The average Canadian home now costs five times the average income, well above the multiple of three that is considered affordable. There’s also a sharp rise in home ownership rates, which at about 68 per cent of Canadians mirrors closely the 69 per cent at the top of the U.S. bubble.

The housing boom has helped prop up Canada’s construction industry, which now represents 7.4 per cent of the labor force, higher than it was in the U.S. at the height of its boom. Add in other housing-related industries, such as real estate agents, mortgage brokers and insurance companies, and the sector represents a staggering 27 per cent of the Canadian workforce. In the U.S., those same numbers peaked at 23.5 per cent. “We are far more dependent directly and indirectly on this current housing boom than they were in the U.S.,” says Rabidoux. “How in the world are you going to orchestrate a soft landing?”

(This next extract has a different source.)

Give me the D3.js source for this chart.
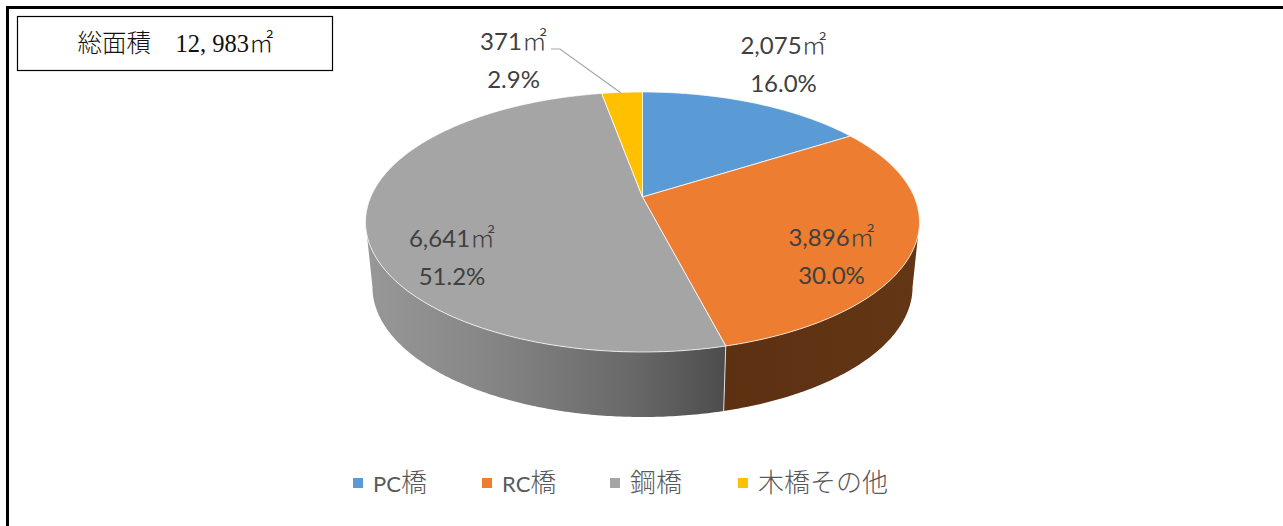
<!DOCTYPE html>
<html>
<head>
<meta charset="utf-8">
<script src="https://cdn.jsdelivr.net/npm/d3@7"></script>
<style>
html, body { margin: 0; padding: 0; background: #fff; overflow: hidden; }
svg { display: block; }
</style>
</head>
<body>
<div id="chart"></div>
<script>
// Values.
var categories = ["PC橋", "RC橋", "鋼橋", "木橋その他"];
var areas = [2075, 3896, 6641, 371];
var areaLabels = ["2,075㎡", "3,896㎡", "6,641㎡", "371㎡"];
var percentLabels = ["16.0%", "30.0%", "51.2%", "2.9%"];
var totalLabel = "総面積　12, 983㎡";

var colors = ["#5b9bd5", "#ed7d31", "#a5a5a5", "#ffc000"];

var width = 1283;
var height = 526;
var cjkFont = "'Noto Sans CJK JP', sans-serif";

var svg = d3.select("#chart").append("svg")
    .attr("width", width)
    .attr("height", height);

// Split a string into latin and CJK runs so each one gets its own font.
function addRuns(sel, str, latin, cjk) {
    str.match(/[\u3000-\u9fff]+|[^\u3000-\u9fff]+/g).forEach(function(run) {
        var isCjk = /[\u3000-\u9fff]/.test(run);
        var o = isCjk ? cjk : latin;
        sel.append("tspan")
            .attr("font-family", isCjk ? cjkFont : o.family)
            .attr("font-size", o.size)
            .attr("font-weight", o.weight)
            .text(run);
    });
}

// Outer frame, only left and top sides are in the crop.
svg.append("path")
    .attr("d", d3.line()([[7.5, height], [7.5, 7.5], [width, 7.5]]))
    .attr("fill", "none")
    .attr("stroke", "#000")
    .attr("stroke-width", 3);

// Total area box.
svg.append("rect")
    .attr("x", 17.5).attr("y", 16.5)
    .attr("width", 315).attr("height", 54)
    .attr("fill", "#fff")
    .attr("stroke", "#000")
    .attr("stroke-width", 1.2);
svg.append("text")
    .attr("x", 175.5).attr("y", 52)
    .attr("text-anchor", "middle")
    .attr("fill", "#111")
    .call(addRuns, totalLabel,
        { family: "'Liberation Serif', serif", size: 24.5, weight: 400 },
        { size: 24.5, weight: 300 });

// Perspective projection of the round pie onto the page.
var pieCx = 642.5, pieCy = 197;
var spreadX = 271.8, spreadY = 125.2, tilt = 0.1923;
var depth = 65, bottomScale = 0.975;

function project(angle, level) {
    var u = Math.sin(angle), v = Math.cos(angle);
    var w = 1 + tilt * v;
    var s = level ? bottomScale : 1;
    return [pieCx + s * spreadX * u / w,
            pieCy + (level ? depth : 0) - spreadY * v / w];
}

function arcPoints(a0, a1, level) {
    var n = Math.max(2, Math.ceil((a1 - a0) / 0.01));
    return d3.range(n + 1).map(function(i) {
        return project(a0 + (a1 - a0) * i / n, level);
    });
}

var pie = d3.pie().sort(null);
var arcs = pie(areas);
var line = d3.line();

// Gradients for the side wall.
var defs = svg.append("defs");
var sideGradients = [
    { id: "sideOrange", stops: [["0%", "#5c3010"], ["100%", "#633616"]] },
    { id: "sideGray", stops: [["0%", "#989898"], ["35%", "#858585"], ["75%", "#686868"], ["100%", "#4c4c4c"]] }
];
sideGradients.forEach(function(g) {
    var lg = defs.append("linearGradient").attr("id", g.id);
    g.stops.forEach(function(s) {
        lg.append("stop").attr("offset", s[0]).attr("stop-color", s[1]);
    });
});

// Side wall runs between the widest points of the top ellipse.
function wall(a0, a1) {
    var top = arcPoints(a0, a1, 0);
    var bottom = arcPoints(a0, a1, 1).reverse();
    return line(top.concat(bottom)) + "Z";
}
var rightEdge = Math.acos(-tilt), leftEdge = 2 * Math.PI - rightEdge;

svg.append("path")
    .attr("d", wall(rightEdge, arcs[1].endAngle))
    .attr("fill", "url(#sideOrange)");
svg.append("path")
    .attr("d", wall(arcs[1].endAngle, leftEdge))
    .attr("fill", "url(#sideGray)");

// Seam between the two walls.
svg.append("path")
    .attr("d", line([project(arcs[1].endAngle, 0), project(arcs[1].endAngle, 1)]))
    .attr("stroke", "#ddd")
    .attr("stroke-width", 1);

// Top faces.
svg.append("g").selectAll("path")
    .data(arcs)
    .enter()
    .append("path")
    .attr("d", function(d) {
        return line([[pieCx, pieCy]].concat(arcPoints(d.startAngle, d.endAngle, 0))) + "Z";
    })
    .attr("fill", function(d, i) { return colors[i]; })
    .attr("stroke", "#fff")
    .attr("stroke-opacity", 0.75)
    .attr("stroke-width", 1);

// Leader line for the small slice.
svg.append("path")
    .attr("d", line([[551, 49], [560, 49], [621, 93]]))
    .attr("fill", "none")
    .attr("stroke", "#a6a6a6")
    .attr("stroke-width", 1.2);

// Data labels, placed by hand like the original. [x, area baseline, percent baseline]
var labelSpots = [[783.5, 54, 92], [831.5, 246, 284], [452, 247, 285], [513.5, 50, 88]];
var labels = svg.append("g").selectAll("g")
    .data(areas)
    .enter()
    .append("g")
    .attr("fill", "#404040")
    .attr("text-anchor", "middle");
labels.append("text")
    .attr("x", function(d, i) { return labelSpots[i][0]; })
    .attr("y", function(d, i) { return labelSpots[i][1]; })
    .each(function(d, i) {
        addRuns(d3.select(this), areaLabels[i],
            { family: "Lato, sans-serif", size: 24, weight: 400 },
            { size: 25, weight: 300 });
    });
labels.append("text")
    .attr("x", function(d, i) { return labelSpots[i][0]; })
    .attr("y", function(d, i) { return labelSpots[i][2]; })
    .attr("font-family", "Lato, sans-serif")
    .attr("font-size", 24)
    .text(function(d, i) { return percentLabels[i]; });

// Legend.
var legendX = [353, 482, 610, 738];
var legend = svg.append("g").selectAll("g")
    .data(categories)
    .enter()
    .append("g")
    .attr("transform", function(d, i) { return "translate(" + legendX[i] + ",478)"; });
legend.append("rect")
    .attr("width", 10).attr("height", 10)
    .attr("fill", function(d, i) { return colors[i]; });
legend.append("text")
    .attr("x", 20).attr("y", 14)
    .attr("fill", "#595959")
    .each(function(d) {
        addRuns(d3.select(this), d,
            { family: "Lato, sans-serif", size: 22, weight: 400 },
            { size: 26, weight: 300 });
    });
</script>
</body>
</html>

​Low interest rates had as much to do with the U.S. housing bubble as subprime mortgages, even working to make such lending more popular, says Stanford University economist John Taylor. He argues there never would have been a housing boom or a bust at all if the U.S. Federal Reserve and its chairman, Alan Greenspan, hadn’t slashed interest rates in the wake of the 2000 dot-com bust and then held them low until 2005. Not only did low rates encourage Americans to take on larger mortgages, but they pushed banks to make more aggressive loans in search of profits and increased demand for higher-yielding—and therefore riskier—debt.​

TD’s Alexander believes an interest rate hike of two percentage points would push 10 per cent of Canadians into danger territory where they would be spending upwards of 40 per cent of their income on debt payments. “The economy is very sensitive to shocks,” he says. “Every quarter-point increase in the interest rate could have a far greater impact on the economy than a quarter-point increase could have had 10 years ago.”

​As the U.S. showed in 2005, no matter how loud the alarm bells and how long they’ve been ringing, a housing crash always comes as a surprise to the people paying the mortgage.